====== Records to use

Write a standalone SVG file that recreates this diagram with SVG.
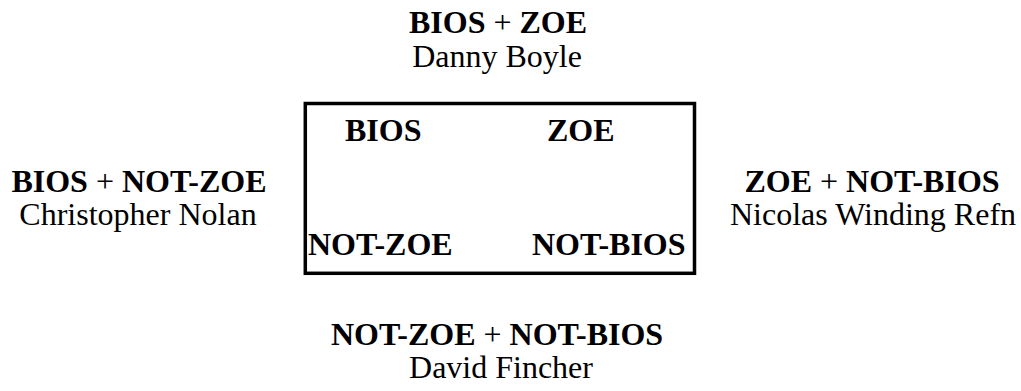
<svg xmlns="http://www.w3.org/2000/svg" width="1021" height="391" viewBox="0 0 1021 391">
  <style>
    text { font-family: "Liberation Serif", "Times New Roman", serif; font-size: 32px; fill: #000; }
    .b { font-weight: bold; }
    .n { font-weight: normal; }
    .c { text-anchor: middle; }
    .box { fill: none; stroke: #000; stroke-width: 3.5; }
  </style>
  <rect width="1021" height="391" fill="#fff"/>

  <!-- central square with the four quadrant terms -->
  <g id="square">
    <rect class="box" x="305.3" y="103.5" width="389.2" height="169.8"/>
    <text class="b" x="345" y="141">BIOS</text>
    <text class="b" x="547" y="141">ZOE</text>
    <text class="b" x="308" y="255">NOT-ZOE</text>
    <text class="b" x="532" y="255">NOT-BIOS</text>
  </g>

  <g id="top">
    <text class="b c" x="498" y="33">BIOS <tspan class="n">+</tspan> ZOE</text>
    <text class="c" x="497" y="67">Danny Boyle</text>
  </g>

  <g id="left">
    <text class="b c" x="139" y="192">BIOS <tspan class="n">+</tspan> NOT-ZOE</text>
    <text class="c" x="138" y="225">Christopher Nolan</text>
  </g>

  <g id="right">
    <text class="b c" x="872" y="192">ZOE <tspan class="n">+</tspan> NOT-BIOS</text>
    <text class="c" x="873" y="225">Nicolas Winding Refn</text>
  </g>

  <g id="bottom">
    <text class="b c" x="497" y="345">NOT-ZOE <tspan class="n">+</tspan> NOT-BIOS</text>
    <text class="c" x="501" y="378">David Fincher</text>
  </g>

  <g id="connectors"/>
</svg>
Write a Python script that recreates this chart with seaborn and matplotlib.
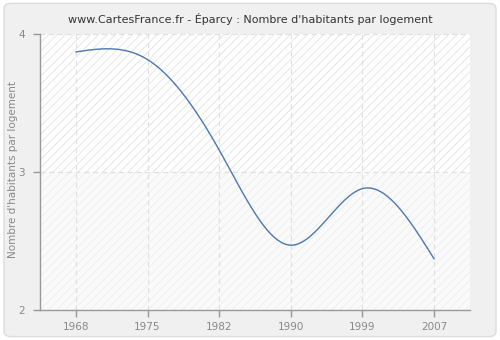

============

Exercise details —
Reproduce the material word for word, minus the images.

Output of the exercise —
Write a standalone SVG file that recreates this diagram with SVG.
<svg xmlns="http://www.w3.org/2000/svg" width="1021" height="391" viewBox="0 0 1021 391">
  <style>
    text { font-family: "Liberation Serif", "Times New Roman", serif; font-size: 32px; fill: #000; }
    .b { font-weight: bold; }
    .n { font-weight: normal; }
    .c { text-anchor: middle; }
    .box { fill: none; stroke: #000; stroke-width: 3.5; }
  </style>
  <rect width="1021" height="391" fill="#fff"/>

  <!-- central square with the four quadrant terms -->
  <g id="square">
    <rect class="box" x="305.3" y="103.5" width="389.2" height="169.8"/>
    <text class="b" x="345" y="141">BIOS</text>
    <text class="b" x="547" y="141">ZOE</text>
    <text class="b" x="308" y="255">NOT-ZOE</text>
    <text class="b" x="532" y="255">NOT-BIOS</text>
  </g>

  <g id="top">
    <text class="b c" x="498" y="33">BIOS <tspan class="n">+</tspan> ZOE</text>
    <text class="c" x="497" y="67">Danny Boyle</text>
  </g>

  <g id="left">
    <text class="b c" x="139" y="192">BIOS <tspan class="n">+</tspan> NOT-ZOE</text>
    <text class="c" x="138" y="225">Christopher Nolan</text>
  </g>

  <g id="right">
    <text class="b c" x="872" y="192">ZOE <tspan class="n">+</tspan> NOT-BIOS</text>
    <text class="c" x="873" y="225">Nicolas Winding Refn</text>
  </g>

  <g id="bottom">
    <text class="b c" x="497" y="345">NOT-ZOE <tspan class="n">+</tspan> NOT-BIOS</text>
    <text class="c" x="501" y="378">David Fincher</text>
  </g>

  <g id="connectors"/>
</svg>
Write a Python script that recreates this chart with seaborn and matplotlib.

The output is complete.